The purpose of this assignment is for you to familiarize yourself with what we call **The Machine Learning Framework**:

![The Machine Learning Framework](http://www.ryanleeallred.com/wp-content/uploads/2018/05/machine-learning-framework-1.png)

This will be one of your first opportunities to go from A-Z on a project. What's exciting about this assignment is that you are free to do whatever you think will get you the best performing classifier using the Machine Learning Framework as a guide. 

What is also exciting about this assignment is that we will be using a private Kaggle competition to score your models!

## The Process: 

**You shouldn't just go through the cycle pictured above just once.**

Start off by doing what seems like the *bare minimum* in order to train your classifier and make predictions that are slightly better than random. As you explore the data, make a note of ways that you can improve your model. Then, after you have made your first-pass predictions, prioritize your list of improvements based on their difficulty and estimated value. Each time you make an improvement, re-train and re-validate your model to see if your changes have truly made your classifier better. 

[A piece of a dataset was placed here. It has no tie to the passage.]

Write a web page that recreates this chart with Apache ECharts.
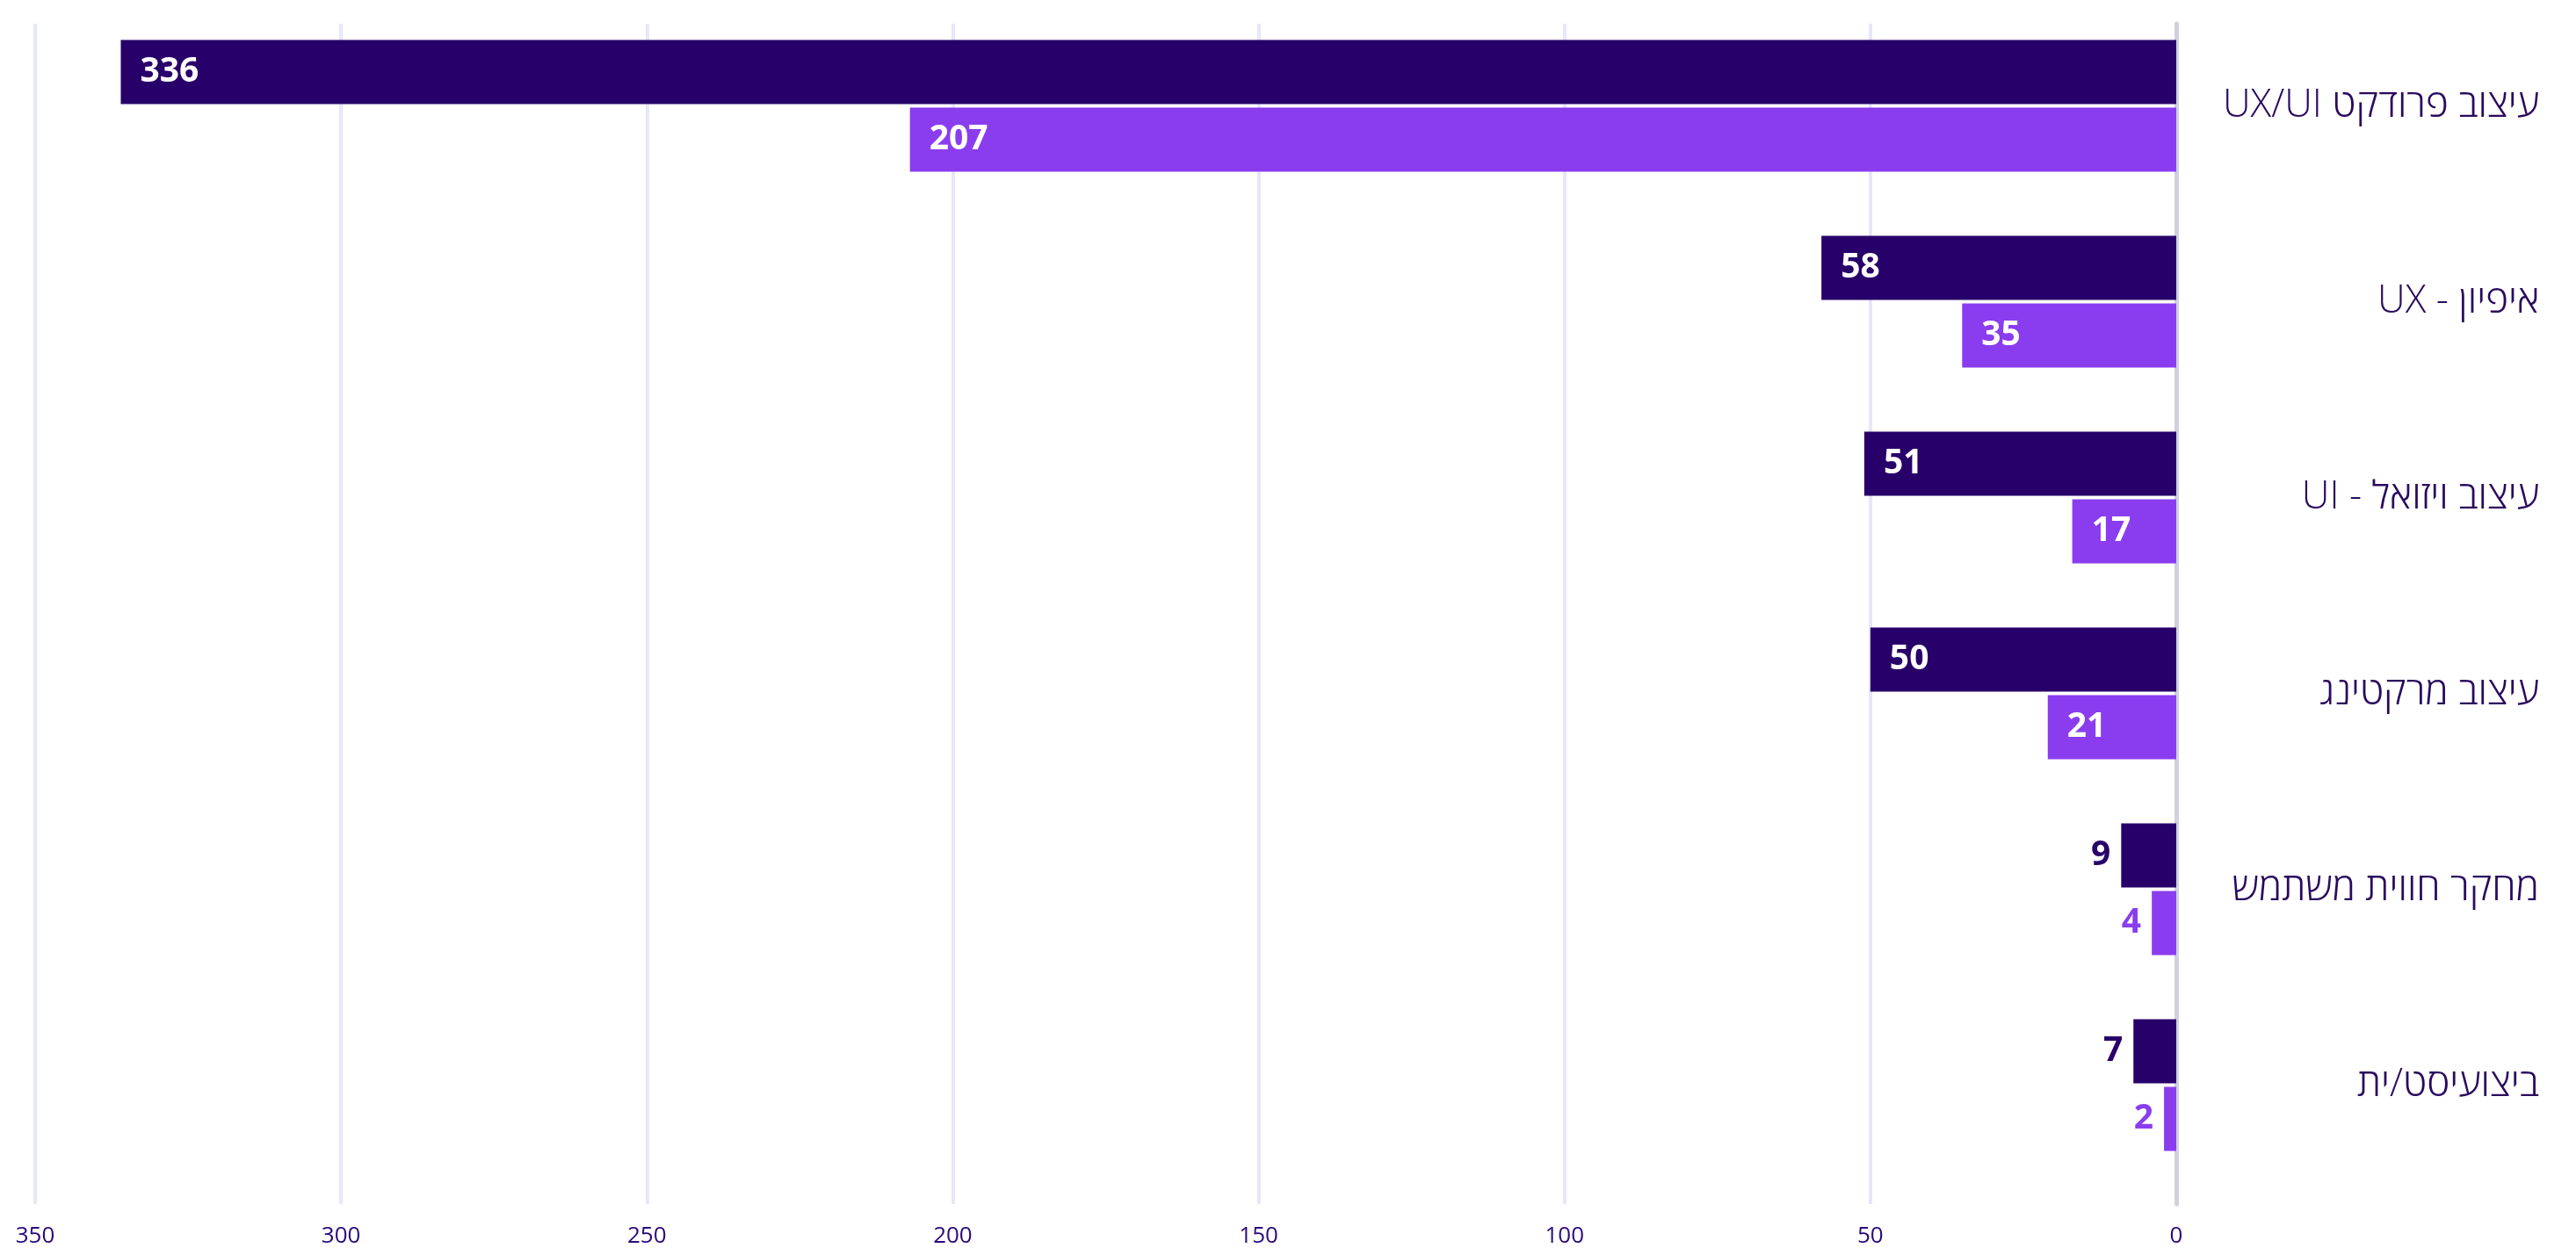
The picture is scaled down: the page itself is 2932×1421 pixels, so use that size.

As you go through this cycle of improving your data/model and validating your improvements, your predictions will get better and better until you simply run out of time to make more improvements.  


## Business Understanding

Gaining domain knowledge and a business understanding about a problem is extremely useful. It wil help you communicate your findings to stakeholders and give you insights about the data exploration process.

[What is churn analysis?](https://www.datascience.com/blog/what-is-a-churn-analysis-and-why-is-it-valuable-for-business)

[The importance of predicting customer churn ](https://www.optimove.com/learning-center/customer-churn-prediction-and-prevention)

## The Data:

You will have access to a randomly selected 66.66% of the data for your training dataset. This will have all of the columns **including** whether or not the customer churned. The other 33.33% will be in the test dataset **without** any information about the customer churn. You will run experiments on the training dataset, but ultimately will be required to make predictions and submissions to our private Kaggle Leaderboard using the test dataset.

## [Access the data and the Kaggle leaderboard here](https://www.kaggle.com/t/148ead80810e46ae8383517a543756dd)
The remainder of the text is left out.